As record flooding of the Missouri River continues to menace Nebraska’s entire eastern border, a proposal is gaining more ground to create a coalition of states to address troubles with the river’s management.
Despite differences between upstream and downstream states on river, this year’s flooding may band them together.
South Dakota Governor Dennis Daugaard says all the states in the Missouri River basin have a common problem.
Governor Daugaard says, “There’s always going to be some disagreement among the upstream and downstream states, but I do think we will always be united on this issue of flood control first.”
Iowa Governor Terry Branstad has sent a letter to governors in Nebraska, Kansas and Missouri, suggesting they form a group to deal with river issues and the U-S Army Corps of Engineers. Now, South Dakota’s chief executive is joining the chorus.
“Every one of our states has experienced the flood damages and all of the citizens of those states has seen what problems can be created if flood control isn’t the highest priority,” Daugaard says. “I can’t see how anyone from St. Louis on up, all the way into Montana and Wyoming at the headwaters, won’t all agree that number-one among all the elements of dam management should be first — flood control.”
Daugaard says the governors need to work together and question officials with the Corps of Engineers about its priorities on the Missouri. He says he’s already talked with Nebraska’s governor about the prospects.
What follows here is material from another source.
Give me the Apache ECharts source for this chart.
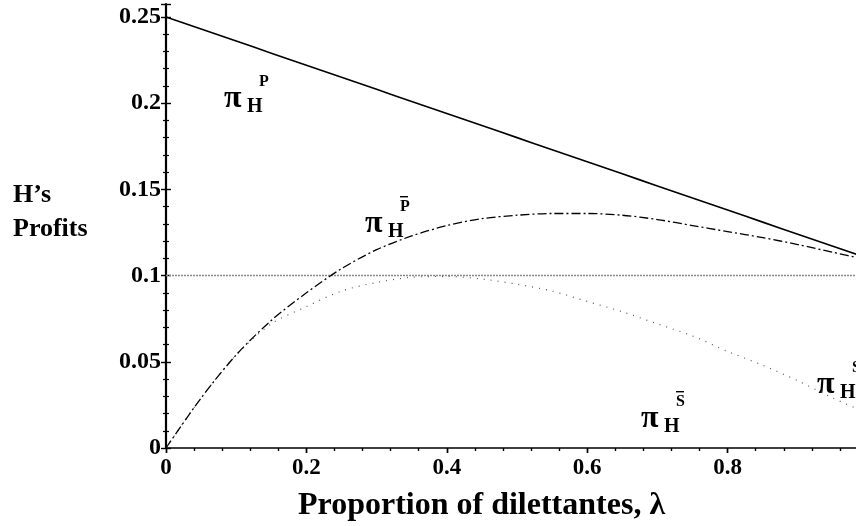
<!DOCTYPE html>
<html><head><meta charset="utf-8">
<script src="https://cdn.jsdelivr.net/npm/echarts@6/dist/echarts.min.js"></script>
<style>html,body{margin:0;padding:0;background:#fff}#c{width:856px;height:526px}</style>
</head><body><div id="c"></div>
<script>
const lambdas = [0,0.05,0.1,0.15,0.2,0.25,0.3,0.35,0.4,0.45,0.5,0.55,0.6,0.65,0.7,0.75,0.8,0.85,0.9,0.95,1.0];
const profitP    = [0.25,0.243,0.236,0.229,0.222,0.215,0.208,0.201,0.194,0.187,0.18,0.173,0.166,0.159,0.152,0.145,0.138,0.131,0.124,0.117,0.110];
const profitPbar = [0,0.029,0.054,0.074,0.090,0.104,0.115,0.123,0.129,0.133,0.135,0.136,0.136,0.135,0.1325,0.129,0.1255,0.122,0.118,0.1135,0.109];
const profitSbar = [0,0.029,0.054,0.072,0.082,0.091,0.096,0.099,0.0995,0.098,0.095,0.091,0.085,0.079,0.072,0.065,0.056,0.048,0.039,0.029,0.020];
const profitS = 0.1;
const xTicks = [0,0.2,0.4,0.6,0.8,1];
const yTicks = [0,0.05,0.1,0.15,0.2,0.25];

const pair = (xs, ys) => xs.map((x,i)=>[x,ys[i]]);
const F = 'Liberation Serif';
const chart = echarts.init(document.getElementById('c'));
const isTick = (v, arr) => arr.some(t => Math.abs(t - v) < 1e-6);

const baseX = {type:'value', min:0, max:1, interval:0.2, splitLine:{show:false}};
const baseY = {type:'value', min:0, max:0.2575, interval:0.05, splitLine:{show:false}};

function sym(x, y, sub, sup, bar) {
  const out = [
    {type:'text', left:x, top:y-27, style:{text:'π', font:`bold 32px "${F}"`, fill:'#000'}},
    {type:'text', left:x+23, top:y+4-17, style:{text:sub, font:`bold 20px "${F}"`, fill:'#000'}},
    {type:'text', left:x+35, top:y-22-14, style:{text:sup, font:`bold 16px "${F}"`, fill:'#000'}}
  ];
  if (bar) out.push({type:'rect', shape:{x:x+35, y:y-39, width:8, height:1.4}, style:{fill:'#000'}});
  return out;
}

chart.setOption({
  animation:false,
  backgroundColor:'#fff',
  grid:{left:166, right:-12, top:4, bottom:78, outerBoundsMode:'none', containLabel:false},
  xAxis:[
    Object.assign({}, baseX, {
      axisLine:{lineStyle:{color:'#000', width:1.6}},
      axisTick:{inside:false, length:5, lineStyle:{color:'#000', width:1.4}},
      minorTick:{show:true, splitNumber:5, length:3, lineStyle:{color:'#000', width:1.2}},
      axisLabel:{margin:9, color:'#000', fontFamily:F, fontWeight:'bold', fontSize:23,
        formatter:v => isTick(v, xTicks) ? String(+v.toFixed(2)) : ''}
    }),
    Object.assign({}, baseX, {
      axisLine:{show:false}, axisLabel:{show:false},
      axisTick:{inside:true, length:5, lineStyle:{color:'#000', width:1.4}},
      minorTick:{show:true, splitNumber:5, length:3, lineStyle:{color:'#000', width:1.2}}
    })
  ],
  yAxis:[
    Object.assign({}, baseY, {
      axisLine:{lineStyle:{color:'#000', width:2.2}},
      axisTick:{inside:false, length:5, lineStyle:{color:'#000', width:1.4}},
      minorTick:{show:true, splitNumber:5, length:3, lineStyle:{color:'#000', width:1.2}},
      axisLabel:{margin:5, color:'#000', fontFamily:F, fontWeight:'bold', fontSize:24,
        formatter:v => isTick(v, yTicks) ? String(+v.toFixed(2)) : ''}
    }),
    Object.assign({}, baseY, {
      position:'left',
      axisLine:{show:false}, axisLabel:{show:false},
      axisTick:{inside:true, length:5, lineStyle:{color:'#000', width:1.4}},
      minorTick:{show:true, splitNumber:5, length:3, lineStyle:{color:'#000', width:1.2}}
    })
  ],
  series:[
    {type:'line', data:[[0,profitS],[1,profitS]], symbol:'none',
     lineStyle:{color:'#8a8a8a', width:1.4, type:[2,1]}},
    {type:'line', data:pair(lambdas, profitSbar), smooth:0.3, symbol:'none',
     lineStyle:{color:'#555', width:1.2, type:[1,6]}},
    {type:'line', data:pair(lambdas, profitPbar), smooth:0.3, symbol:'none',
     lineStyle:{color:'#000', width:1.3, type:[9,3,2,3]}},
    {type:'line', data:pair(lambdas, profitP), smooth:true, symbol:'none',
     lineStyle:{color:'#000', width:1.6}}
  ],
  graphic:[
    {type:'text', left:13, top:178, style:{text:"H’s\nProfits", font:`bold 26px "${F}"`, fill:'#000', lineHeight:34}},
    {type:'text', left:298, top:490, style:{text:'Proportion of dilettantes, λ', font:`bold 32px "${F}"`, fill:'#000'}}
  ].concat(sym(224, 110, 'H', 'P', false))
   .concat(sym(365, 235, 'H', 'P', true))
   .concat(sym(641, 430, 'H', 'S', true))
   .concat(sym(817, 396, 'H', 'S', false))
});
</script></body></html>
“I think we’re going to try and get together a group of governors in Omaha,” Daugaard says. “That’s where the Corps is located. I talked with Governor Dave Heineman about hosting such a meeting and we’re working on the possibility of a date either later this summer or fall.”
Critics say the Corps has placed too much emphasis on recreation and not enough on flood control. Corps officials say they’re following federal law in managing the river for a variety of uses, adding, the flooding would be far worse without their oversight.